Ensuring a level playing field

The fourth core corporate governance feature concerns ensuring a level playing field

in markets where state-owned enterprises and private sector companies compete in

order to avoid market distortions.

The role of the regulatory framework

European norms form much of the Estonian legislative and regulatory backbone, allowing for competitive market conditions in most cases. As described in the Accession Review of Estonia undertaken by the OECD Competition Committee “liberalisation has been very successful in telecommunication, but is moving more slowly in other areas such as railways. In the electricity sector, Estonia has retained the right to maintain a closed market” until 2013 after securing a derogation from the EU directive and “competition remains limited” in certain areas, such as retail for very large energy consumers (OECD, forthcoming).

As the Estonian privatisation process was so extensive, many of the remaining SOEs are found only in sectors where there is not a purely commercial market and where the state is involved to achieve a public policy objective. Generally, there are no competitors in these areas because the market is not sufficiently profitable, in some cases due to the limited size of the market. Postal service is one such area. Even though it has been agreed to open up this sector to competition, no bidders have emerged to compete with the Estonia Post SOE to perform these services.

The Competition Authority, also responsible for regulating the railway sector and telecommunications, has undertaken a number of probes into competition issues in sectors where SOEs compete with private companies. The Competition Accession Review illustrates an interesting case, also described at length by the Competition Authority to the review team, about Tallinna Saadam, regarding ports’ access fee structures. “In 2006 after an investigation about transit of petroleum products from Russia to western destinations and allegedly excessive port fees, the Competition Authority decided that the port did not hold a dominant position. The transport of petroleum products was organised in complex logistic chains, which included rail transport, terminals, ports and ships. Suppliers could use different supply chains, using different Baltic Sea ports, and they could take price differences between different routes into account. Thus the Competition Authority decided that the operator of the Port of Tallinn did not have substantial market power, because credible alternative transportation routes existed and were used.”

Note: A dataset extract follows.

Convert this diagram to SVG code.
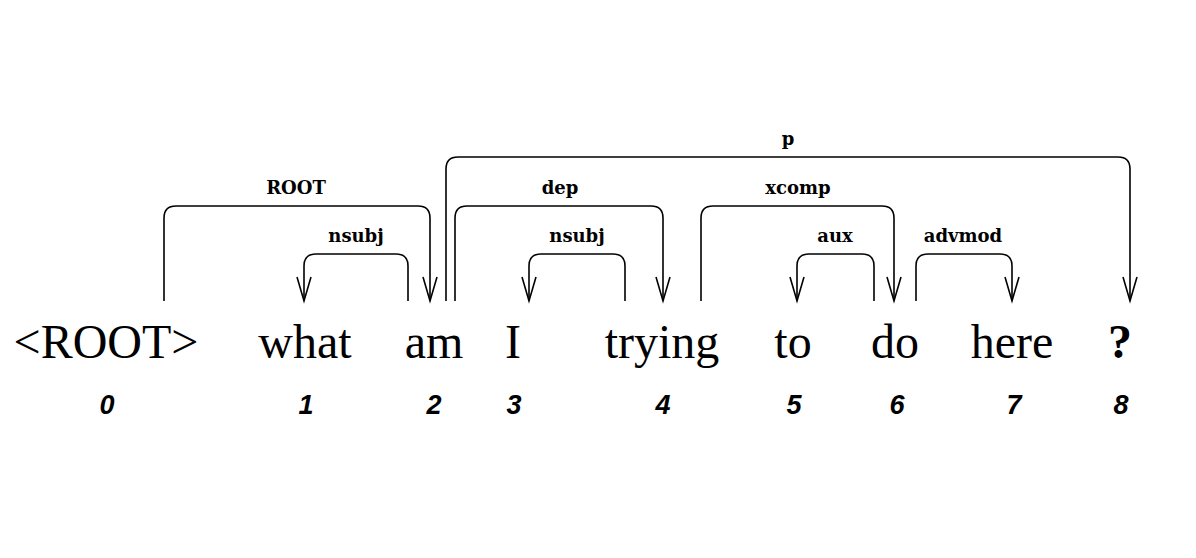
<svg xmlns="http://www.w3.org/2000/svg" width="1196" height="558" viewBox="0 0 1196 558">
<defs>
<marker id="ah" markerUnits="userSpaceOnUse" markerWidth="40" markerHeight="40" refX="0" refY="0" orient="auto" viewBox="-30 -15 40 30" overflow="visible">
<path d="M -24 -7 L 0 0 L -24 7" fill="none" stroke="#000" stroke-width="1.6"/>
</marker>
</defs>
<style>
.w{font-family:"Liberation Serif",serif;font-size:48px;fill:#000;text-anchor:middle}
.n{font-family:"Liberation Sans",sans-serif;font-size:27px;font-weight:bold;font-style:italic;fill:#000;text-anchor:middle}
.l{font-family:"DejaVu Serif",serif;font-size:18px;font-weight:bold;fill:#000;text-anchor:middle}
.a{fill:none;stroke:#000;stroke-width:1.6;marker-end:url(#ah)}
</style>
<rect width="1196" height="558" fill="#fff"/>
<g id="w0"><text class="w" x="106" y="358">&lt;ROOT&gt;</text><text class="n" x="107" y="414">0</text></g>
<g id="w1"><text class="w" x="305" y="358">what</text><text class="n" x="306" y="414">1</text></g>
<g id="w2"><text class="w" x="434" y="358">am</text><text class="n" x="434" y="414">2</text></g>
<g id="w3"><text class="w" x="513" y="358">I</text><text class="n" x="514" y="414">3</text></g>
<g id="w4"><text class="w" x="662" y="358">trying</text><text class="n" x="663" y="414">4</text></g>
<g id="w5"><text class="w" x="793" y="358">to</text><text class="n" x="794" y="414">5</text></g>
<g id="w6"><text class="w" x="895" y="358">do</text><text class="n" x="897" y="414">6</text></g>
<g id="w7"><text class="w" x="1012" y="358">here</text><text class="n" x="1014" y="414">7</text></g>
<g id="w8"><text class="w" x="1120" y="358" font-weight="bold">?</text><text class="n" x="1121" y="414">8</text></g>
<g id="connectors">
<path class="a" d="M164 301 V218 Q164 206 176 206 H418 Q430 206 430 218 V301"/>
<text class="l" x="296" y="194">ROOT</text>
<path class="a" d="M408 301 V266 Q408 254 396 254 H316 Q304 254 304 266 V301"/>
<text class="l" x="356" y="242">nsubj</text>
<path class="a" d="M446 301 V169 Q446 157 458 157 H1118 Q1130 157 1130 169 V301"/>
<text class="l" x="788" y="145">p</text>
<path class="a" d="M455 301 V218 Q455 206 467 206 H651 Q663 206 663 218 V301"/>
<text class="l" x="560" y="194">dep</text>
<path class="a" d="M625 301 V266 Q625 254 613 254 H541 Q529 254 529 266 V301"/>
<text class="l" x="577" y="242">nsubj</text>
<path class="a" d="M701 301 V218 Q701 206 713 206 H882 Q894 206 894 218 V301"/>
<text class="l" x="798" y="194">xcomp</text>
<path class="a" d="M874 301 V266 Q874 254 862 254 H809 Q797 254 797 266 V301"/>
<text class="l" x="835" y="242">aux</text>
<path class="a" d="M916 301 V266 Q916 254 928 254 H1000 Q1012 254 1012 266 V301"/>
<text class="l" x="963" y="242">advmod</text>
</g>
</svg>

According to the Competition Authority, SOEs generally have few competition issues. This is most clearly the case in the telecoms sector, which following liberalisation in 2001, has become very competitive, according to the competition review, with the former-SOE Eesti Telekom a major player in this market. While there have been a few competition probes carried out in relation to SOEs in different areas, the general conclusion has been that those SOEs (where they are not monopolies) are competing on a level playing field.

There are, however, a number of SOEs which operate in markets without competition, or open to very limited competition. According to the Maritime Safety Act, Eesti Loots carries out compulsory pilotage service of ships on the inner maritime waters and vicinity of ports, in the water areas of ports and between ports to ensure the safe navigation of ships. Certain exceptions to this near monopoly do exist, for example in navigable areas of ports. With passage of the necessary exam by ship captains, their ships are able to navigate through the port without making use of the pilotage service. For instance, the regular Tallinn-Helsinki passenger ships almost never use pilotage services, according to the Authority’s written responses. Therefore this SOE does not have a full monopoly and limited competition does exist. The aim of the regulation is to guarantee safety on the sea, which is a state’s function. The company was established in 2001, when the new law was adopted. Before that, the Estonian Maritime Administration provided pilotage.

Other companies with sole rights include:

  • • Eesti Loto, which possesses the sole right to organise lotteries, as stated in the Gambling Act (other types of gambling are open to competition).
  • • Tehnokontrollikeskus has the sole right to carry out technical inspection of elevators and other lifting devices (according to Lifts and Cableway Installations Safety Act), gas installations (according to Gaseous Fuel Safety Act), pressure equipment (according to Pressure Equipment Safety Act) and Machinery (according to Machinery Safety Act).
  • • Lennuliiklusteenindus, although not established in law, is the only certified provider of air navigation services in Estonian air space (in airports also Tallinna Lennujaam).
  • • Eesti Post had the sole right to provide universal postal service until the 1st of January 2009. The provider of universal postal service has since been determined by contest. Eesti Post, the only bidder, won the concession for 5 years.
  • • Elering, a subsidiary of Eesti Energia, operates the transmission network. Although there is no sole right granted in legal acts, it is the sole operator in Estonia.

Conclusions regarding a level playing field

The review did not find evidence of SOEs receiving preferential treatment from the Government. Estonia continues to take steps to open up certain sectors dominated by SOEs to greater competition. The energy sector, which in some areas remains closed to competition, is due to liberalise its retail function by 2013 under a derogation from the European Union. Although there are still a few SOEs with sole right to operate in certain narrowly defined markets, these are exceptional cases in which the state has cited the need for a state role in public protection or safety as a justification (port pilotage, technical inspection of elevators and other machinery, lotteries).